両立支援を行う企業では、従業員が適切なこれらの介護資源へアクセスできるよう、介護資源との連携や介護等に関わる専門職の活用が求められています。例えば、従業員自身が介護問題に直面した際、介護資源の活用を検討する時間的・精神的余裕がない可能性もあり、従業員への地域包括支援センターや保険外サービスの紹介等の橋渡しが期待されています。つまり、仕事と介護の両立支援が推進される中で、介護事業者として企業との連携の必要性が高まっている点も理解しておくことが大切です。
「介護保険外サービス」は「営利的主体」と「非営利的主体」に大別されます(下図)。各々の一長一短を理解し、足りない点を補い合いながらマッチングさせたり、ノウハウの共有等を考えたり、限られた地域資源の中で、競争ではなく協創によって有効活用していくことが、これから必要な視点となります。個人や企業が、要介護者の希望に応じたサービスを選択することは困難であり、要介護者のケアプランを担うケアマネジャーの道先案内が第一に不可欠です。そして、ケアマネジャーのみならず介護事業者も「介護保険外サービス」を地域の介護資源と再認識していかなければ連携は成し得ません。

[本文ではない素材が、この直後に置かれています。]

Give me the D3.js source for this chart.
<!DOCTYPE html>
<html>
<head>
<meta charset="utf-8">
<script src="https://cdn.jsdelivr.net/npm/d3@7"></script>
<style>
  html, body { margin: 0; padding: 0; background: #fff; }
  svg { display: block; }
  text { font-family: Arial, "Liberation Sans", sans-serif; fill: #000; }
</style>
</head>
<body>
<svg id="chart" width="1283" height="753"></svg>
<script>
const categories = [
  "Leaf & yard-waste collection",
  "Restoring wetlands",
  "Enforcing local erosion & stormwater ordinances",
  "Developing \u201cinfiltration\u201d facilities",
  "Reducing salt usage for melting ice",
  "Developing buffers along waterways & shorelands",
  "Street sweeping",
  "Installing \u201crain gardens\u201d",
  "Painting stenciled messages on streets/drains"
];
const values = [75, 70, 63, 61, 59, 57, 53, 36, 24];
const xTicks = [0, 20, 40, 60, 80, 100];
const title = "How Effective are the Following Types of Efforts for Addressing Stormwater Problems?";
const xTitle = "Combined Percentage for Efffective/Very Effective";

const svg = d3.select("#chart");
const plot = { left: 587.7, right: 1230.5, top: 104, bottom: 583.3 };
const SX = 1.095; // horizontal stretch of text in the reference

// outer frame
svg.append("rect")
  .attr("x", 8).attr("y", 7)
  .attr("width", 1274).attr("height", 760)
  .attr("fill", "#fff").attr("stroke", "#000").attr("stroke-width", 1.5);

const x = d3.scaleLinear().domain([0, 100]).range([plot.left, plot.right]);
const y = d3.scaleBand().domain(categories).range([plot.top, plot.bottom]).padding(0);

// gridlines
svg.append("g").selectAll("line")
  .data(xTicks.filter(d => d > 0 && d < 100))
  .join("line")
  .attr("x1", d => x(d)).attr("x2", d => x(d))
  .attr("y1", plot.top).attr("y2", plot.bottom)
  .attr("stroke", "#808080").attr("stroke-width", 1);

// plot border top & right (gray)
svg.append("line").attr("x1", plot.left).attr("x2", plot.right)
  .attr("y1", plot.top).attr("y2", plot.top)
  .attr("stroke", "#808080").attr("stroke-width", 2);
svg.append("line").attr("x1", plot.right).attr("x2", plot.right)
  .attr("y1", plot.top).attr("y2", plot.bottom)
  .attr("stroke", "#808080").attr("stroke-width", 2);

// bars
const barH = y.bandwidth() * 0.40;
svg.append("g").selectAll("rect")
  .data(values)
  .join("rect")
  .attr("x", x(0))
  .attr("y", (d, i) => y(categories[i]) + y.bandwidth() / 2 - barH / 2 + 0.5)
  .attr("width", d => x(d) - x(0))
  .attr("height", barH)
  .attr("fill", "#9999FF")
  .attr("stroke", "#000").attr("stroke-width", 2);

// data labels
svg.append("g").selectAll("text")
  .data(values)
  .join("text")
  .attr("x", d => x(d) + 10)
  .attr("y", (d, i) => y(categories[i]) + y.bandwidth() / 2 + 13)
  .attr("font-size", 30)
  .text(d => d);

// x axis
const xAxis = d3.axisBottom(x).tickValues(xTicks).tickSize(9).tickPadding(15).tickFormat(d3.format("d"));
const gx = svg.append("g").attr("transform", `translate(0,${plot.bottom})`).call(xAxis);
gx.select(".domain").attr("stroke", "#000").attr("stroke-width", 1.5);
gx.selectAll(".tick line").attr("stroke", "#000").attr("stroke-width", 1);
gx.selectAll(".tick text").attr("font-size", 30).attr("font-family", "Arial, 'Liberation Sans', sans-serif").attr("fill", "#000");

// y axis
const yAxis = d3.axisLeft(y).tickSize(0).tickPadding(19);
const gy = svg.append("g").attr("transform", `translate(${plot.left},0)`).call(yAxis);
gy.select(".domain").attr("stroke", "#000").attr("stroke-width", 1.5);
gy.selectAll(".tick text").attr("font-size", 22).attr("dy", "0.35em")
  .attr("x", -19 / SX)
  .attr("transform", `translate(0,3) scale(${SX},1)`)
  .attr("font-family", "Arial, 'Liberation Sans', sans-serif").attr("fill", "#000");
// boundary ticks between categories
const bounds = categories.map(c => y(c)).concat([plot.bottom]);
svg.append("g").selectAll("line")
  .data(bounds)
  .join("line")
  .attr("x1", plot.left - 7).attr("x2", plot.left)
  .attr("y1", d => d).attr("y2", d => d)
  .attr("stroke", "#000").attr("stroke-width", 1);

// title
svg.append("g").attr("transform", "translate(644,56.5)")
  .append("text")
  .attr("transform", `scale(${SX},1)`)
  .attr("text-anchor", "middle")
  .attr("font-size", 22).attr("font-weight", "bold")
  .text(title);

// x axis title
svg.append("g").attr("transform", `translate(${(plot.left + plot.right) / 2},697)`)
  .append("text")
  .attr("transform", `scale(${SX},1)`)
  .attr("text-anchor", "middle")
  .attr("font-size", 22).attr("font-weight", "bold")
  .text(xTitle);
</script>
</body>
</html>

「介護保険外サービス」は、要介護度にかかわらず利用・提供できるものの、実際には寝たきりに近い状態となる要介護3以上になると介護保険サービスの利用(依存)が主体となり、「介護保険外サービス」の利用ニーズは軽度者ほど高まる傾向になります。
「介護保険外サービス」は、自治体の「総合事業」や介護事業者による「介護予防サービス」が提供できない部分を補う役割があります。具体的には「営利的主体」の保険外サービスでは、「日常生活支援」をメインに「嗜好的活動支援」や「生活機能維持・療養支援」といったカテゴリーが主なラインナップとなります(下図)。他方、「非営利的主体」の軽度者向けサービスは、住民やボランティア、NPO、社会福祉法人、共同組合など、地域性を反映させた多彩な主体によるサービス提供があります。
介護事業者として「介護保険外サービス」を自ら提供する場合、自治体の「総合事業」や関連サービスなどと競合しないよう、地域での現状のポジショニングを確認していくことが重要です。そして、自ら提供する場合はもちろんのこと、自ら提供しない場合でもサービス提供事業者との連携強化によって、要介護者や家族介護者のより良い生活をフォローしていくことができれば、地域で揺るぎない存在感を高めていけるでしょう。

▼今月号の考察
今回は、「高齢社会対策大綱」と「仕事と介護の両立支援に関する経営者向けガイドライン」をもとに、仕事と介護の両立支援の仕組みづくりや介護保険外サービスの環境整備のポイントを整理しました。介護保険外サービスは、ビジネスケアラーの仕事と介護の両立支援として再注目され、地域の介護資源の一翼を担う点を踏まえ、介護事業者は自らの提供や他との連携を改めて再考していく機会と受け止めることが大切です。以上、ご参考にして頂ければ幸いです。